Die Herstellung von Trinkbranntwein (Obstbrand, Tresterbrand, Weinbrand) und Likör führt demgegenüber zu einem Produkt der zweiten Verarbeitungsstufe. Die Lieferung von Trinkbranntwein und Likör kann somit nicht mehr in die Durchschnittssatzbesteuerung einbezogen werden. Sie ist im Rahmen der Regelbesteuerung mit dem allgemeinen Steuersatz von 19 % (§ 12 Abs. 1 UStG) zu besteuern.

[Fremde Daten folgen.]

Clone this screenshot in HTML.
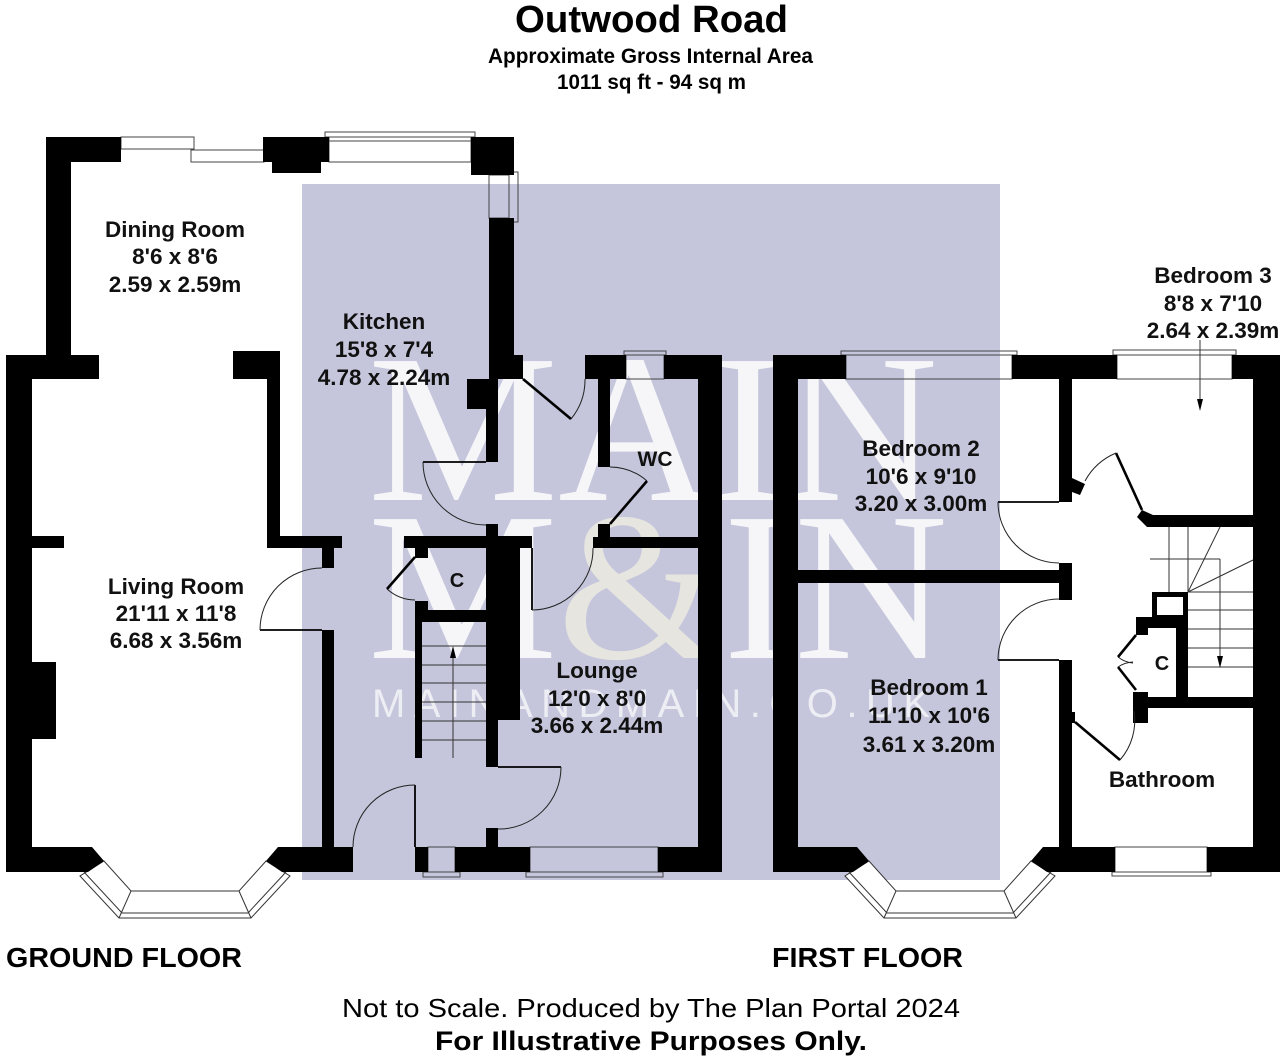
<!DOCTYPE html>
<html><head><meta charset="utf-8"><style>
html,body{margin:0;padding:0;background:#fff;}
svg{display:block;}
.lb{font-family:"Liberation Sans",Arial,sans-serif;font-weight:bold;font-size:22.5px;fill:#111;text-anchor:middle;}
.w{fill:#000;}
.win{fill:none;stroke:#444;stroke-width:1;}
.arc{fill:none;stroke:#222;stroke-width:1;}
.leaf{fill:none;stroke:#000;stroke-width:2.6;}
.leafT{fill:none;stroke:#000;stroke-width:1.8;}
.st{stroke:#333;stroke-width:1;fill:none;}
</style></head><body>
<svg width="1288" height="1064" viewBox="0 0 1288 1064" xmlns="http://www.w3.org/2000/svg">
<rect width="1288" height="1064" fill="#fff"/>
<rect x="302" y="184" width="698" height="696" fill="#c5c6db"/>

<!-- watermark -->
<g font-family="'Liberation Serif',serif" fill="#fff" opacity="0.85">
<text x="368" y="500" font-size="212" textLength="570" lengthAdjust="spacingAndGlyphs">MAIN</text>
<text x="368" y="658" font-size="212" textLength="580" lengthAdjust="spacingAndGlyphs">M<tspan fill="#ecebe2">&amp;</tspan>IN</text>
</g>
<text x="372" y="717" font-family="'Liberation Sans',sans-serif" font-size="40" fill="#fff" opacity="0.7" textLength="558" lengthAdjust="spacing">MAINANDMAIN.CO.UK</text>

<!-- ground floor windows -->
<rect class="win" x="121" y="137" width="73" height="12"/>
<rect class="win" x="191" y="150" width="73" height="12"/>
<rect class="win" x="325" y="132" width="150" height="5"/>
<rect class="win" x="329" y="137" width="142" height="25"/>
<line class="win" x1="329" y1="141" x2="471" y2="141"/>
<rect class="win" x="489" y="175" width="20" height="43"/>
<rect class="win" x="509" y="172" width="9" height="50"/>
<rect class="win" x="624" y="351" width="42" height="4"/>
<rect class="win" x="626" y="355" width="38" height="24"/>
<rect class="win" x="428" y="847" width="27" height="25"/>
<rect class="win" x="423" y="872" width="37" height="5"/>
<rect class="win" x="530" y="847" width="128" height="25"/>
<rect class="win" x="526" y="872" width="137" height="5"/>

<!-- first floor windows -->
<rect class="win" x="841" y="351" width="176" height="4"/>
<rect class="win" x="846" y="355" width="166" height="24"/>
<rect class="win" x="1113" y="350" width="123" height="5"/>
<rect class="win" x="1117" y="355" width="115" height="24"/>
<rect class="win" x="1115" y="847" width="92" height="25"/>
<rect class="win" x="1112" y="872" width="99" height="4"/>

<!-- bays -->
<g fill="#fff" stroke="#333" stroke-width="1">
<polygon points="80,876 119,918 251,918 290,876 266,861 239,891 131,891 104,861"/>
<polygon points="845,876 884,918 1016,918 1055,876 1031,861 1004,891 896,891 869,861"/>
</g>
<g class="st">
<polyline points="84,872 122,913 248,913 286,872"/>
<line x1="131" y1="891" x2="119" y2="918"/><line x1="239" y1="891" x2="251" y2="918"/>
<polyline points="849,872 887,913 1013,913 1051,872"/>
<line x1="896" y1="891" x2="884" y2="918"/><line x1="1004" y1="891" x2="1016" y2="918"/>
</g>

<!-- ground floor walls -->
<g class="w">
<rect x="46" y="137" width="25" height="242"/>
<rect x="6" y="355" width="93" height="24"/>
<rect x="6" y="355" width="26" height="517"/>
<rect x="46" y="137" width="75" height="25"/>
<rect x="263" y="137" width="66" height="25"/>
<rect x="272" y="162" width="49" height="11"/>
<rect x="471" y="137" width="43" height="38"/>
<rect x="489" y="218" width="25" height="161"/>
<rect x="514" y="355" width="9" height="24"/>
<rect x="467" y="379" width="31" height="30"/>
<rect x="486" y="409" width="12" height="53"/>
<rect x="585" y="355" width="41" height="24"/>
<rect x="664" y="355" width="58" height="24"/>
<rect x="698" y="355" width="24" height="517"/>
<rect x="598" y="379" width="12" height="88"/>
<rect x="598" y="524" width="12" height="13"/>
<rect x="593" y="537" width="105" height="11"/>
<rect x="486" y="524" width="12" height="12"/>
<rect x="404" y="536" width="128" height="12"/>
<rect x="486" y="548" width="34" height="172"/>
<rect x="486" y="720" width="12" height="47"/>
<rect x="415" y="548" width="13" height="10"/>
<rect x="415" y="601" width="13" height="10"/>
<rect x="415" y="610" width="71" height="12"/>
<rect x="415" y="622" width="7" height="136"/>
<rect x="486" y="828" width="12" height="19"/>
<rect x="415" y="847" width="13" height="25"/>
<rect x="455" y="847" width="75" height="25"/>
<rect x="658" y="847" width="64" height="25"/>
<rect x="233" y="351" width="47" height="28"/>
<rect x="267" y="379" width="13" height="169"/>
<rect x="267" y="536" width="75" height="12"/>
<rect x="322" y="548" width="12" height="20"/>
<rect x="322" y="630" width="12" height="217"/>
<rect x="32" y="536" width="32" height="12"/>
<rect x="32" y="662" width="24" height="77"/>
<polygon points="6,847 92,847 104,861 88,872 6,872"/>
<polygon points="353,847 278,847 266,861 282,872 353,872"/>
</g>

<!-- first floor walls -->
<g class="w">
<rect x="773" y="355" width="25" height="517"/>
<rect x="773" y="355" width="73" height="24"/>
<rect x="1012" y="355" width="105" height="24"/>
<rect x="1232" y="355" width="48" height="24"/>
<rect x="1253" y="355" width="27" height="517"/>
<rect x="1059" y="379" width="13" height="123"/>
<rect x="1059" y="563" width="13" height="37"/>
<rect x="798" y="570" width="274" height="13"/>
<rect x="1059" y="660" width="13" height="187"/>
<rect x="1150" y="515" width="103" height="12"/>
<polygon points="1137,517 1142,510 1153,515 1153,527 1147,527"/>
<polygon points="1072,478 1085,484 1080,495 1072,492"/>
<rect x="1152" y="592" width="36" height="25"/>
<rect x="1136" y="617" width="52" height="11"/>
<rect x="1176" y="617" width="12" height="91"/>
<rect x="1136" y="697" width="117" height="11"/>
<rect x="1136" y="617" width="12" height="18"/>
<rect x="1133" y="692" width="15" height="31"/>
<rect x="1072" y="712" width="3" height="11"/>
<rect x="1207" y="847" width="73" height="25"/>
<polygon points="773,847 857,847 869,861 853,872 773,872"/>
<polygon points="1115,847 1043,847 1031,861 1047,872 1115,872"/>
</g>
<rect x="1157" y="597" width="26" height="18" fill="#fff"/>

<!-- doors ground -->
<line class="leafT" x1="260" y1="630" x2="322" y2="630"/>
<path class="arc" d="M260,630 A62,62 0 0 1 322,568"/>
<line class="leafT" x1="423" y1="462" x2="486" y2="462"/>
<path class="arc" d="M423,462 A63,63 0 0 0 486,525"/>
<line class="leaf" x1="523" y1="379" x2="571" y2="419"/>
<path class="arc" d="M571,419 A62,62 0 0 0 585,379"/>
<line class="leaf" x1="610" y1="524" x2="647" y2="481"/>
<path class="arc" d="M647,481 A57,57 0 0 0 610,467"/>
<line class="leaf" x1="415" y1="557" x2="387" y2="589"/>
<path class="arc" d="M387,589 A43,43 0 0 0 415,600"/>
<line class="leafT" x1="532" y1="548" x2="532" y2="610"/>
<path class="arc" d="M532,610 A61,61 0 0 0 593,548"/>
<line class="leafT" x1="498" y1="767" x2="561" y2="767"/>
<path class="arc" d="M561,767 A62,62 0 0 1 498,829"/>
<line class="leafT" x1="415" y1="785" x2="415" y2="847"/>
<path class="arc" d="M415,785 A62,62 0 0 0 353,847"/>

<!-- doors first -->
<line class="leafT" x1="998" y1="502" x2="1059" y2="502"/>
<path class="arc" d="M998,502 A61,61 0 0 0 1059,563"/>
<line class="leafT" x1="998" y1="660" x2="1059" y2="660"/>
<path class="arc" d="M998,660 A61,61 0 0 1 1059,599"/>
<line class="leaf" x1="1116" y1="453" x2="1142" y2="510"/>
<path class="arc" d="M1116,453 A63,63 0 0 0 1085,481"/>
<line class="leaf" x1="1075" y1="722" x2="1120" y2="760"/>
<path class="arc" d="M1120,760 A60,60 0 0 0 1134,711"/>
<line class="leaf" x1="1136" y1="635" x2="1118" y2="657"/>
<line class="leaf" x1="1136" y1="690" x2="1118" y2="667"/>
<path class="arc" d="M1118,657 A28,28 0 0 0 1133,663"/>
<path class="arc" d="M1118,667 A29,29 0 0 1 1133,662"/>

<!-- stairs ground -->
<g class="st">
<line x1="422" y1="646" x2="486" y2="646"/>
<line x1="422" y1="665" x2="486" y2="665"/>
<line x1="422" y1="683" x2="486" y2="683"/>
<line x1="422" y1="702" x2="486" y2="702"/>
<line x1="422" y1="721" x2="486" y2="721"/>
<line x1="422" y1="740" x2="486" y2="740"/>
<line x1="453" y1="758" x2="453" y2="656"/>
</g>
<polygon points="453,646 450,658 456,658" fill="#000"/>

<!-- stairs first -->
<g class="st">
<line x1="1169" y1="527" x2="1169" y2="592"/>
<line x1="1188" y1="527" x2="1188" y2="592"/>
<line x1="1150" y1="559" x2="1220" y2="559"/>
<line x1="1220" y1="559" x2="1220" y2="592"/>
<line x1="1188" y1="592" x2="1220" y2="527"/>
<line x1="1188" y1="592" x2="1253" y2="560"/>
<line x1="1188" y1="592" x2="1253" y2="592"/>
<line x1="1188" y1="610" x2="1253" y2="610"/>
<line x1="1188" y1="629" x2="1253" y2="629"/>
<line x1="1188" y1="648" x2="1253" y2="648"/>
<line x1="1188" y1="667" x2="1253" y2="667"/>
<line x1="1220" y1="560" x2="1220" y2="658"/>
<line x1="1200" y1="340" x2="1200" y2="400"/>
</g>
<polygon points="1220,668 1217,656 1223,656" fill="#000"/>
<polygon points="1200,411 1197,399 1203,399" fill="#000"/>

<!-- room labels -->
<text class="lb" x="175" y="237">Dining Room</text>
<text class="lb" x="175" y="264">8'6 x 8'6</text>
<text class="lb" x="175" y="292">2.59 x 2.59m</text>
<text class="lb" x="384" y="329">Kitchen</text>
<text class="lb" x="384" y="357">15'8 x 7'4</text>
<text class="lb" x="384" y="385">4.78 x 2.24m</text>
<text class="lb" x="176" y="594">Living Room</text>
<text class="lb" x="176" y="621">21'11 x 11'8</text>
<text class="lb" x="176" y="648">6.68 x 3.56m</text>
<text class="lb" x="457" y="587" style="font-size:20px">C</text>
<text class="lb" x="655" y="466" style="font-size:21px">WC</text>
<text class="lb" x="597" y="678">Lounge</text>
<text class="lb" x="597" y="706">12'0 x 8'0</text>
<text class="lb" x="597" y="733">3.66 x 2.44m</text>
<text class="lb" x="921" y="456">Bedroom 2</text>
<text class="lb" x="921" y="484">10'6 x 9'10</text>
<text class="lb" x="921" y="511">3.20 x 3.00m</text>
<text class="lb" x="1213" y="283">Bedroom 3</text>
<text class="lb" x="1213" y="311">8'8 x 7'10</text>
<text class="lb" x="1213" y="338">2.64 x 2.39m</text>
<text class="lb" x="929" y="695">Bedroom 1</text>
<text class="lb" x="929" y="723">11'10 x 10'6</text>
<text class="lb" x="929" y="752">3.61 x 3.20m</text>
<text class="lb" x="1162" y="670" style="font-size:20px">C</text>
<text class="lb" x="1162" y="787">Bathroom</text>

<!-- title -->
<g font-family="'Liberation Sans',Arial,sans-serif" font-weight="bold" fill="#000">
<text x="515" y="32" font-size="38" textLength="273" lengthAdjust="spacingAndGlyphs">Outwood Road</text>
<text x="488" y="63" font-size="21" textLength="325" lengthAdjust="spacingAndGlyphs">Approximate Gross Internal Area</text>
<text x="557" y="89" font-size="21" textLength="189" lengthAdjust="spacingAndGlyphs">1011 sq ft - 94 sq m</text>
<text x="6" y="967" font-size="28" textLength="236" lengthAdjust="spacingAndGlyphs">GROUND FLOOR</text>
<text x="772" y="967" font-size="28" textLength="191" lengthAdjust="spacingAndGlyphs">FIRST FLOOR</text>
<text x="435" y="1050" font-size="27" textLength="432" lengthAdjust="spacingAndGlyphs">For Illustrative Purposes Only.</text>
</g>
<text x="342" y="1017" font-family="'Liberation Sans',Arial,sans-serif" font-size="26" fill="#000" textLength="618" lengthAdjust="spacingAndGlyphs">Not to Scale. Produced by The Plan Portal 2024</text>
</svg>
</body></html>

Die Umsatzsteuer auf Eingangsleistungen im Zusammenhang mit der Herstellung von Trinkbranntwein und Likör ist unter den allgemeinen Voraussetzungen des § 15 Abs. 1 UStG als Vorsteuer abzugsfähig. Eine Schätzung der abzugsfähigen Vorsteuer mit dem Durchschnittssatz nach § 24 Abs. 1 Nr. 3 UStG ist nicht möglich. Der Unternehmer hat den Vorsteuerabzug dem Grunde und der Höhe nach anhand von Aufzeichnungen und Unterlagen nachzuweisen.
Die der Regelbesteuerung unterliegenden Umsätze aus dem Verkauf von Trinkbranntwein und Likör können unter den weiteren Voraussetzungen in die Vereinfachungsregelung des Abschn. 24.6 Abs. 1 UStAE einbezogen werden (vgl. S 7410 Karte 3).